A Review of Finite Element Studies in String Musical Instruments
Evaggelos Kaselouris,
Makis Bakarezos,
Michael Tatarakis,
Nektarios A. Papadogiannis,
Vasilis Dimitriou
Affiliations
Evaggelos Kaselouris
Physical Acoustics and Optoacoustics Laboratory, Department of Music Technology & Acoustics, Hellenic Mediterranean University, 74100 Rethymnon, Greece
Makis Bakarezos
Physical Acoustics and Optoacoustics Laboratory, Department of Music Technology & Acoustics, Hellenic Mediterranean University, 74100 Rethymnon, Greece
Michael Tatarakis
Institute of Plasma Physics & Lasers—IPPL, Hellenic Mediterranean University Research Centre, 74100 Rethymnon, Greece
Nektarios A. Papadogiannis
Physical Acoustics and Optoacoustics Laboratory, Department of Music Technology & Acoustics, Hellenic Mediterranean University, 74100 Rethymnon, Greece
Vasilis Dimitriou
Physical Acoustics and Optoacoustics Laboratory, Department of Music Technology & Acoustics, Hellenic Mediterranean University, 74100 Rethymnon, Greece
String instruments are complex mechanical vibrating systems, in terms of both structure and fluid–structure interaction. Here, a review study of the modeling and simulation of stringed musical instruments via the finite element method (FEM) is presented.

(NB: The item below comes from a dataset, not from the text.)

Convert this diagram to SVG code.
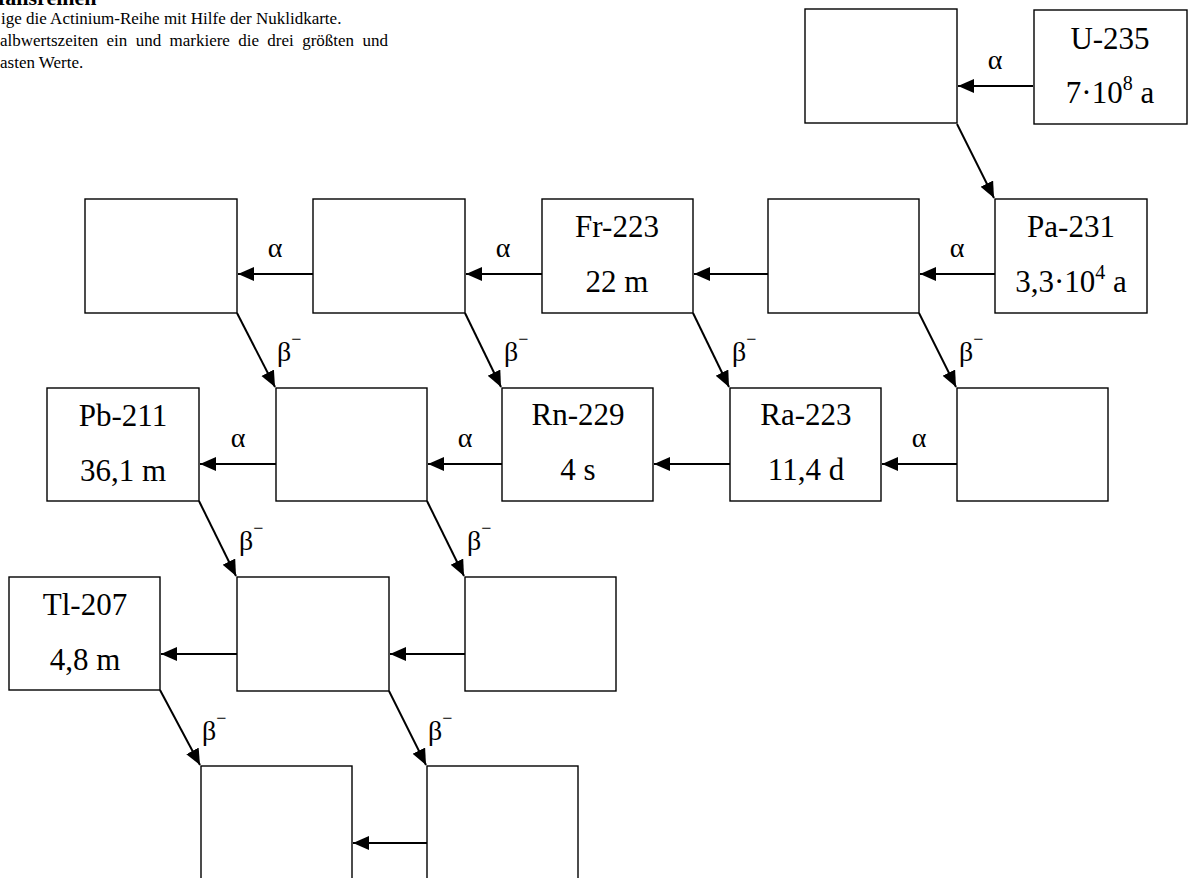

The paper is focused on the methods capable of simulating (I) the soundboard behavior in bowed, plucked and hammered string musical instruments; (II) the assembled musical instrument box behavior in bowed and plucked instruments; (III) the fluid–structure interaction of assembled musical instruments; and (IV) the interaction of a musical instrument’s resonance box with the surrounding air. Due to the complexity and the high computational demands, a numerical model including all the parts and the full geometry of the instrument resonance box, the fluid–structure interaction and the interaction with the surrounding air has not yet been simulated.